Clinical Negligence & Catastrophic Injury Solicitors
Care home manager Caroline Taylforth to pay £55k over resident deaths
The former manager of a care home has been ordered to pay more than £55,000 after the deaths of two residents.
One patient, Patricia Sutton, 77, died after choking at Rossendale Nursing Home in Lytham St Annes, Lancashire, in November 2019 and 82-year-old John Chapman died after breaking his leg in a fall in 2020.
The home’s former manager, Caroline Taylforth, 62, pleaded guilty to two counts of causing avoidable harm by failing to provide adequate care.
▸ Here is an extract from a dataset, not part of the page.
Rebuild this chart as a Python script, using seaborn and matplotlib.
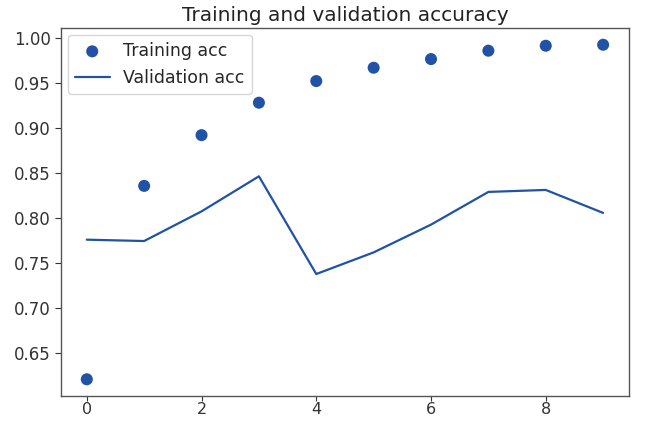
import matplotlib
matplotlib.use("Agg")
import matplotlib.pyplot as plt
import seaborn as sns
import pandas as pd

epochs = [0, 1, 2, 3, 4, 5, 6, 7, 8, 9]
training_acc = [0.621, 0.8356, 0.8919, 0.9279, 0.9519, 0.9667, 0.9763, 0.9856, 0.9911, 0.9922]
validation_acc = [0.7759, 0.7744, 0.8073, 0.8462, 0.7378, 0.7618, 0.7926, 0.8289, 0.8311, 0.8056]
title = "Training and validation accuracy"
yticks = [0.65, 0.70, 0.75, 0.80, 0.85, 0.90, 0.95, 1.00]

sns.set_style("ticks")
plt.rcParams['font.family'] = ['DejaVu Sans']

color = "#2152a6"
df = pd.DataFrame({"epoch": epochs, "train": training_acc, "val": validation_acc})

fig = plt.figure(figsize=(6.5, 4.22), dpi=100)
ax = fig.add_axes([0.0938, 0.0616, 0.8738, 0.8720])

sns.scatterplot(data=df, x="epoch", y="train", ax=ax, color=color, s=75,
                edgecolor="none", label="Training acc", zorder=3)
sns.lineplot(data=df, x="epoch", y="val", ax=ax, color=color, linewidth=1.6,
             label="Validation acc")

ax.set_xlabel("")
ax.set_ylabel("")
ax.set_title(title, fontsize=14.5, color="#222222", pad=5)
ax.set_xticks([0, 2, 4, 6, 8])
ax.set_yticks(yticks)
ax.set_yticklabels([f"{v:.2f}" for v in yticks])
ax.tick_params(axis="y", labelsize=12, colors="#333333", length=4)
ax.tick_params(axis="x", labelsize=11.5, colors="#333333", length=3.5, pad=1)
ax.margins(x=0.05, y=0.05)
for sp in ax.spines.values():
    sp.set_visible(True)
    sp.set_color("#555555")
    sp.set_linewidth(1.0)

leg = ax.legend(loc="upper left", fontsize=12.5, frameon=True, borderaxespad=0.4)
leg.get_frame().set_edgecolor("#cccccc")

fig.savefig("out.png", dpi=100)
Inspectors had rated the home inadequate in June 2021.
Blackpool Magistrates' Court heard Ms Sutton had experienced three previous choking incidents at the home before her death.
The court was told a motion sensor had alerted staff that Mr Chapman, who was at risk of falls, was out of bed in the early hours of 14 January 2020. Staff found he had broken his leg in another fall. He died a few weeks later and a post-mortem examination concluded his broken leg was a secondary cause of death.
Health and care regulator, the Care Quality Commission (CQC), found in both cases prevention measures were overlooked or poorly implemented, putting residents at unnecessary and avoidable harm. The care home was shut after it was rated inadequate.
In her victim impact statement, Mr Chapman's daughter, Helen, said her father was an "incredibly proud and hardworking" man and a key figure in the family who adored his seven grandchildren and two great-grandchildren.
She described how the findings from the CQC investigation and learning there were "a high number of falls in addition to the ones they were aware of was devastating to hear.”
She said: "As a family we were trusting that the care home would provide the appropriate care required.”
Ms Chapman added that it was like opening a "Pandora's box to fully acknowledge and reflect on the enormity of suffering we feel our dad endured and mental torment we have all suffered throughout the series of events leading up to and following his death.
She added: "I feel mentally scarred as a result of seeing a photograph of my dad, with an unexplained black eye, looking a shadow of his former self" and said that his "avoidable" death had significantly affected her mother, adding she had "suffered from depression at this enormous loss in her life."
CQC head of adult care inspection, Alison Chilton, said: "Patricia and John were seriously let down by the care they received. Caroline failed in her duty as registered manager to protect Patricia and John from an avoidable risk of harm in a place that should have been safe and receiving the best possible care to meet their individual needs.
"This fine is not representative of the value of their lives, but this, and the prosecution, reminds all care providers they must always ensure people's safety and manage risks to their wellbeing."